_Instructions to follow:_ Your task is to copy a single run of lines that starts at the line with "Give me the Plotly.js source for this chart." and stops at the line with "0.987, 0.991, 0.992];", keeping both ends. Copy nothing else.
----
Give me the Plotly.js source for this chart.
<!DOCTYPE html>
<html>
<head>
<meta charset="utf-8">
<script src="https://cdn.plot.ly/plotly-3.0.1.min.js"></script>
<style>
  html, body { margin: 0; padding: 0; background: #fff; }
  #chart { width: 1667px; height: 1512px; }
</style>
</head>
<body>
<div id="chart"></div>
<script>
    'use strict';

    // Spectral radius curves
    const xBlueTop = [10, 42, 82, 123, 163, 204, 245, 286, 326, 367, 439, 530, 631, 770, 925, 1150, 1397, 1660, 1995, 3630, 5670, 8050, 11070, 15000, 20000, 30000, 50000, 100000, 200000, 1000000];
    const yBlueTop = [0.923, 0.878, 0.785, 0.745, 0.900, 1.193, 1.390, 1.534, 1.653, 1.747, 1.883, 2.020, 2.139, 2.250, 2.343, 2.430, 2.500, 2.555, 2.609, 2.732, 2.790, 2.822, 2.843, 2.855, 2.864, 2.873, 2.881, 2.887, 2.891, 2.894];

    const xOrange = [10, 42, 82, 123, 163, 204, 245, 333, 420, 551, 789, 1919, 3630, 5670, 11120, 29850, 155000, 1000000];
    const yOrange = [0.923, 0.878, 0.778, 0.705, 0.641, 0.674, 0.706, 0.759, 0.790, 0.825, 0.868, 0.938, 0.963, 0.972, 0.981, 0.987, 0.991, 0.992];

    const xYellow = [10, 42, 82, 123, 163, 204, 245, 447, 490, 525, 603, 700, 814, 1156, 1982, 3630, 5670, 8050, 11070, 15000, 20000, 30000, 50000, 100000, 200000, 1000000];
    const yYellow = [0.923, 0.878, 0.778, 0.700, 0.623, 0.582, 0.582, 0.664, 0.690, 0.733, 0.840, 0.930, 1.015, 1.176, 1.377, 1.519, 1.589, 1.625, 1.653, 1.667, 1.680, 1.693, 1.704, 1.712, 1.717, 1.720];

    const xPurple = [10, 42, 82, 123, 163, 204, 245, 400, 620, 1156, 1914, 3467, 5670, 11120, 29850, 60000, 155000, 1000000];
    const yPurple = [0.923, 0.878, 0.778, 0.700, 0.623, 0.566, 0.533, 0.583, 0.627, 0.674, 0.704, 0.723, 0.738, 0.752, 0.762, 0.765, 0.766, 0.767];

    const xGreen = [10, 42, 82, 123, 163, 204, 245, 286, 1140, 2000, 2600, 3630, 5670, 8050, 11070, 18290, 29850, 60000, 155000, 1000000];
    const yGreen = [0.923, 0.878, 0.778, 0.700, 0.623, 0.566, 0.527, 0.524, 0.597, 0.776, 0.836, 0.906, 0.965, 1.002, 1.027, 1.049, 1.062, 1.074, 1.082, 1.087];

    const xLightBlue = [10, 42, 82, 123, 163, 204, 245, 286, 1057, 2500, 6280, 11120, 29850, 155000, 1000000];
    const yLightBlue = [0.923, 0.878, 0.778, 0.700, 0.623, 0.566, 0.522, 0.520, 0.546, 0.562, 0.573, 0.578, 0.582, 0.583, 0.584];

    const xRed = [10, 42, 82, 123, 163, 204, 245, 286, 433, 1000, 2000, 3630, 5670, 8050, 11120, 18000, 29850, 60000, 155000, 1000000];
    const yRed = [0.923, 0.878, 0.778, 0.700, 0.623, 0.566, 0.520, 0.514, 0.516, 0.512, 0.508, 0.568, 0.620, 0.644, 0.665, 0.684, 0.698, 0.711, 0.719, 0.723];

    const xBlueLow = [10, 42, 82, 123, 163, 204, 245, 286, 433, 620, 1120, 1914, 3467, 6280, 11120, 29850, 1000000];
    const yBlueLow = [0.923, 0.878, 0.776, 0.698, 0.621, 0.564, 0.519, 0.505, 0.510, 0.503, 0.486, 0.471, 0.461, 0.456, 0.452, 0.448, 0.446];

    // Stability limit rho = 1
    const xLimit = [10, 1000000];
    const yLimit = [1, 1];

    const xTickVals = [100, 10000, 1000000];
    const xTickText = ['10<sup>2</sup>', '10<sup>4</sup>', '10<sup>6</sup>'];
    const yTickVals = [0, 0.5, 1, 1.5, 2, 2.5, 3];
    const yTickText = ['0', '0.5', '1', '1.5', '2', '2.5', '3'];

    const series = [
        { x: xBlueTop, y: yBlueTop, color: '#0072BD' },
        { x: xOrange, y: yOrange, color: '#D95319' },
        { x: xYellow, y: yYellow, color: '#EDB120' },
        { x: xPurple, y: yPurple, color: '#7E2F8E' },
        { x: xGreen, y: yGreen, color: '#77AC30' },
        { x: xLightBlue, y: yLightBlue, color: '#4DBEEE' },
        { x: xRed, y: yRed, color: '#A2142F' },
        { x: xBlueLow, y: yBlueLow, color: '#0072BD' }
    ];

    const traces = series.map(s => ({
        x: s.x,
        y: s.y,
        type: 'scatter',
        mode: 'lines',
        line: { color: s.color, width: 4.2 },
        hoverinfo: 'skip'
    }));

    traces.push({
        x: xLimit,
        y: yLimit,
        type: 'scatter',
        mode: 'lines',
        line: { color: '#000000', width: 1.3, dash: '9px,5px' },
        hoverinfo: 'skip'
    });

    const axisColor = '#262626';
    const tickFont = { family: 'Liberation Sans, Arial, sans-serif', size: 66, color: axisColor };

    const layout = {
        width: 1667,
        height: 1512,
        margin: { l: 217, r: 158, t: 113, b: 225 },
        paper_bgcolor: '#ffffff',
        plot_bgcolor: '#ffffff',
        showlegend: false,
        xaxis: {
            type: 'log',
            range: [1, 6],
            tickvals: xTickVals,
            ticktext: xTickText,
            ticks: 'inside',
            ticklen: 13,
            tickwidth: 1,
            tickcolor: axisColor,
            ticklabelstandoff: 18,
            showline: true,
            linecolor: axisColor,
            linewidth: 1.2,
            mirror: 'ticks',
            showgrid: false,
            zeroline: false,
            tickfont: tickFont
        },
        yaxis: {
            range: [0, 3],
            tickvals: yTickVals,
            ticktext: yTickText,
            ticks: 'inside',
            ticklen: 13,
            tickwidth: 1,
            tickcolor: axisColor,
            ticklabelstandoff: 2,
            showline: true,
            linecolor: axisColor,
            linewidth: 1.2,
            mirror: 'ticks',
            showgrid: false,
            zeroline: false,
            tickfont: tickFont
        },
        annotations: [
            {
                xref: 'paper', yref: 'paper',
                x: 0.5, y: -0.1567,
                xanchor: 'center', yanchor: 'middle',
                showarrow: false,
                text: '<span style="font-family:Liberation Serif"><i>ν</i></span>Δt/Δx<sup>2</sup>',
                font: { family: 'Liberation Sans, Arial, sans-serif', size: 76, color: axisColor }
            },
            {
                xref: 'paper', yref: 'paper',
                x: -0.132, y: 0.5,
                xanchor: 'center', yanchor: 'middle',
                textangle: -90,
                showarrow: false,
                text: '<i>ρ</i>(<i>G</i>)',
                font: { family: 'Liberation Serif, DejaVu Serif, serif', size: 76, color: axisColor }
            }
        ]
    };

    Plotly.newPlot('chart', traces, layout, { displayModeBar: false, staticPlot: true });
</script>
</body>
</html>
----
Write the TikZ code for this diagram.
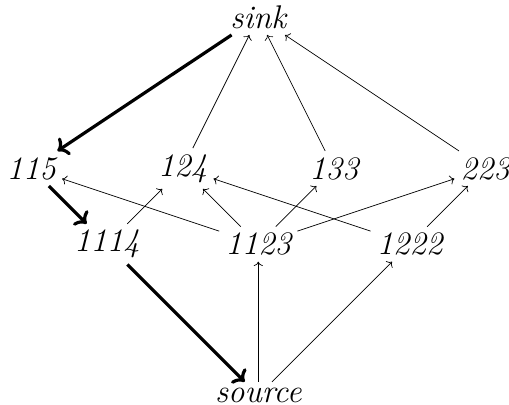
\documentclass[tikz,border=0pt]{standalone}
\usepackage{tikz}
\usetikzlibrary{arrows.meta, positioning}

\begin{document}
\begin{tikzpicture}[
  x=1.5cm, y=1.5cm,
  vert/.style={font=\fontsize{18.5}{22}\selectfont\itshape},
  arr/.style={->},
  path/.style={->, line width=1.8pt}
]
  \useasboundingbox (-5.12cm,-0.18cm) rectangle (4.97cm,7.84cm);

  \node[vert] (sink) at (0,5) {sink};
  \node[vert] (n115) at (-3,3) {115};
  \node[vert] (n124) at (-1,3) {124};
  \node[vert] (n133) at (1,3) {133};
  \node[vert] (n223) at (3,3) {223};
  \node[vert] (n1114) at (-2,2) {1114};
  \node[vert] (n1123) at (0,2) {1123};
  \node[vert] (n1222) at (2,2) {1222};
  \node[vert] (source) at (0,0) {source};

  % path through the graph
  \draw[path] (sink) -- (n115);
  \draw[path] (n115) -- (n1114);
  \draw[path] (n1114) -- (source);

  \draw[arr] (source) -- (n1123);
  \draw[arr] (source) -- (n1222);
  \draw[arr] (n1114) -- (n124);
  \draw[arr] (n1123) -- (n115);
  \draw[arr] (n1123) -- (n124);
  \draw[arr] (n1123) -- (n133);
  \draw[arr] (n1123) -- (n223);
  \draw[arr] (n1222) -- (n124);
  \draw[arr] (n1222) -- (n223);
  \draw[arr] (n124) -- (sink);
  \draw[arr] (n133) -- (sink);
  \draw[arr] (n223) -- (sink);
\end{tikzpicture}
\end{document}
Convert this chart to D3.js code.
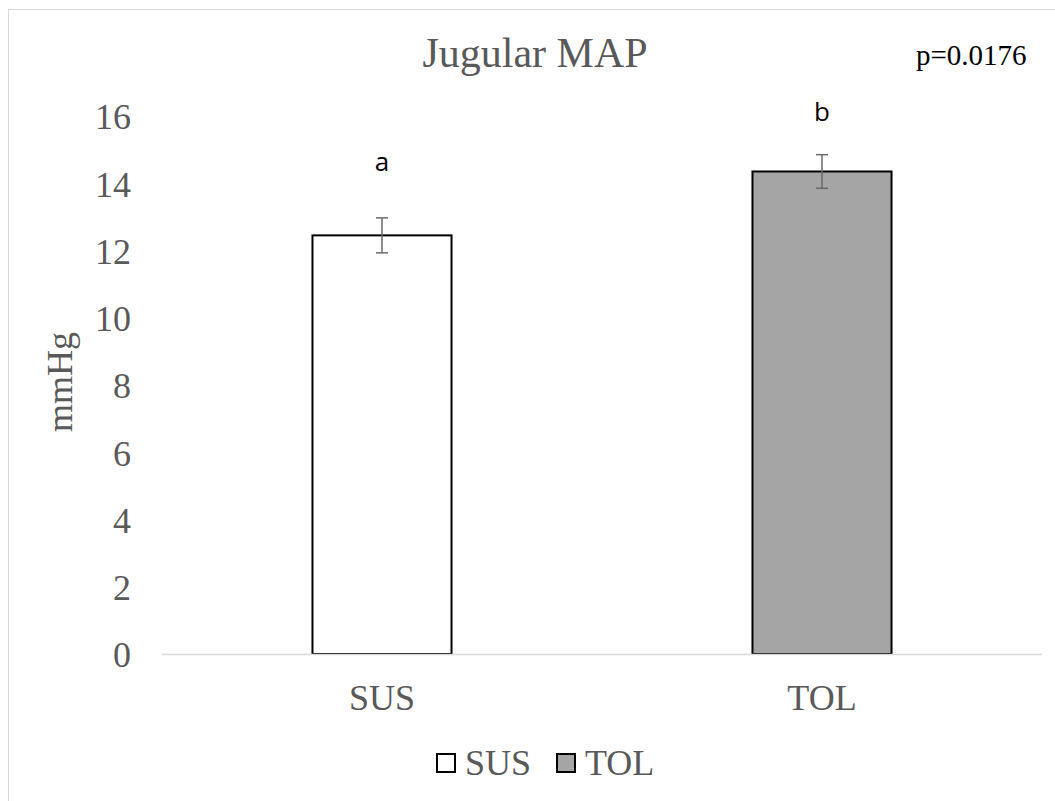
----
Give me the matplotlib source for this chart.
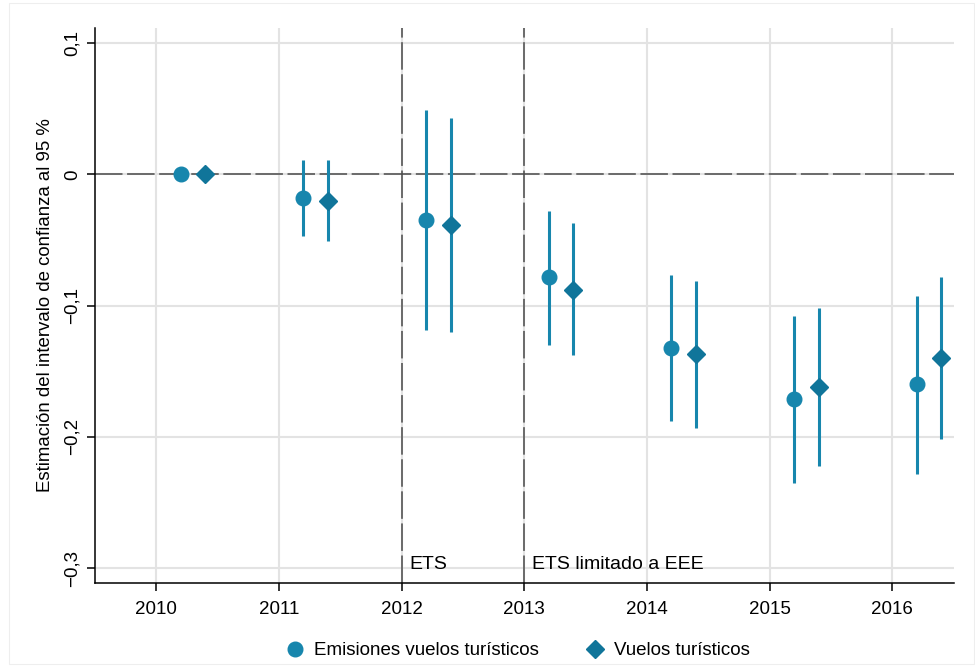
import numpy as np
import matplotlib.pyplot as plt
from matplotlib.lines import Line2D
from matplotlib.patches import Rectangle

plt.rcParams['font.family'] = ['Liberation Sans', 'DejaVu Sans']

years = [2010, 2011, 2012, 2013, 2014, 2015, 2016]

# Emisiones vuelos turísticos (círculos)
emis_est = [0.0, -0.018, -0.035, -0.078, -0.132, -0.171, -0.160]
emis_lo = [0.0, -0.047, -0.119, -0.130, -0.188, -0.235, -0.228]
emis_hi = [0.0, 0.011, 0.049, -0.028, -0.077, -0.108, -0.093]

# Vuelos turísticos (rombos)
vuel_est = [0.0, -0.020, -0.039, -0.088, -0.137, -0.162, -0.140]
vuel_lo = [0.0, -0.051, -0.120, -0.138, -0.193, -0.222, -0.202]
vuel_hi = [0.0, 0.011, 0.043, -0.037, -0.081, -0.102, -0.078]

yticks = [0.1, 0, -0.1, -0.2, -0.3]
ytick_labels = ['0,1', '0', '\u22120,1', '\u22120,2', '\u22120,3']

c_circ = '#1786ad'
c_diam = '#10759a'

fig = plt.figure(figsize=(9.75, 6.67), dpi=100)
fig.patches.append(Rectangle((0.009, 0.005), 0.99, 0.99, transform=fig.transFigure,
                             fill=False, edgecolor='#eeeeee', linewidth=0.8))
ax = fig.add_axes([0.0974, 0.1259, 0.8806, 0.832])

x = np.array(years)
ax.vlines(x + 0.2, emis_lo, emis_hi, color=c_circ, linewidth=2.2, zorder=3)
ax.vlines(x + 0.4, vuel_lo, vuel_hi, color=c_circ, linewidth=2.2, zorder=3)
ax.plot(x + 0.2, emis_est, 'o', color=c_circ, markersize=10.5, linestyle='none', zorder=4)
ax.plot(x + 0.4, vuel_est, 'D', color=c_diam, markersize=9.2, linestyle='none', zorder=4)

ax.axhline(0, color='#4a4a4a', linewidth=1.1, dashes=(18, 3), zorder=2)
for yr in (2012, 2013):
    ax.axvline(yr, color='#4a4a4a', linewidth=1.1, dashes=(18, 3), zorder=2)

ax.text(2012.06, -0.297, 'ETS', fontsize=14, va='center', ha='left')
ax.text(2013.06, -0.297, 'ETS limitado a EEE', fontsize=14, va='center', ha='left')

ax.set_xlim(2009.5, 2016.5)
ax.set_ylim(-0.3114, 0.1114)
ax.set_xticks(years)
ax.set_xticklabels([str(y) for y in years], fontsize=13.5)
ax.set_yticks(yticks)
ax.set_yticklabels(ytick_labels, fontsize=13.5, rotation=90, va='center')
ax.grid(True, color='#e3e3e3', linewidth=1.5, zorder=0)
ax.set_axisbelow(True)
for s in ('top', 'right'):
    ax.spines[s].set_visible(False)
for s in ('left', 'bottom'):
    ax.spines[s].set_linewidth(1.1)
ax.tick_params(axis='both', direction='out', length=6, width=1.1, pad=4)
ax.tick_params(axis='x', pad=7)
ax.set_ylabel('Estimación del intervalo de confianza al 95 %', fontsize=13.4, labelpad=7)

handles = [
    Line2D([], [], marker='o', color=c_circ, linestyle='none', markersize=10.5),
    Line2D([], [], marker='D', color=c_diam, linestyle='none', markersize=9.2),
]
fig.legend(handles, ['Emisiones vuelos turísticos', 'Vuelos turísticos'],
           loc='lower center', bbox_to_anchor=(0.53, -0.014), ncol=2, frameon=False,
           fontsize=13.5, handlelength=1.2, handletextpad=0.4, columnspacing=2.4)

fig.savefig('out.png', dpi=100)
----
_The output:_
Give me the Plotly.js source for this chart.
<!DOCTYPE html>
<html>
<head>
<meta charset="utf-8">
<script src="https://cdn.plot.ly/plotly-3.0.1.min.js"></script>
<style>
  html, body { margin: 0; padding: 0; background: #fff; }
  #chart { width: 1667px; height: 1512px; }
</style>
</head>
<body>
<div id="chart"></div>
<script>
    'use strict';

    // Spectral radius curves
    const xBlueTop = [10, 42, 82, 123, 163, 204, 245, 286, 326, 367, 439, 530, 631, 770, 925, 1150, 1397, 1660, 1995, 3630, 5670, 8050, 11070, 15000, 20000, 30000, 50000, 100000, 200000, 1000000];
    const yBlueTop = [0.923, 0.878, 0.785, 0.745, 0.900, 1.193, 1.390, 1.534, 1.653, 1.747, 1.883, 2.020, 2.139, 2.250, 2.343, 2.430, 2.500, 2.555, 2.609, 2.732, 2.790, 2.822, 2.843, 2.855, 2.864, 2.873, 2.881, 2.887, 2.891, 2.894];

    const xOrange = [10, 42, 82, 123, 163, 204, 245, 333, 420, 551, 789, 1919, 3630, 5670, 11120, 29850, 155000, 1000000];
    const yOrange = [0.923, 0.878, 0.778, 0.705, 0.641, 0.674, 0.706, 0.759, 0.790, 0.825, 0.868, 0.938, 0.963, 0.972, 0.981, 0.987, 0.991, 0.992];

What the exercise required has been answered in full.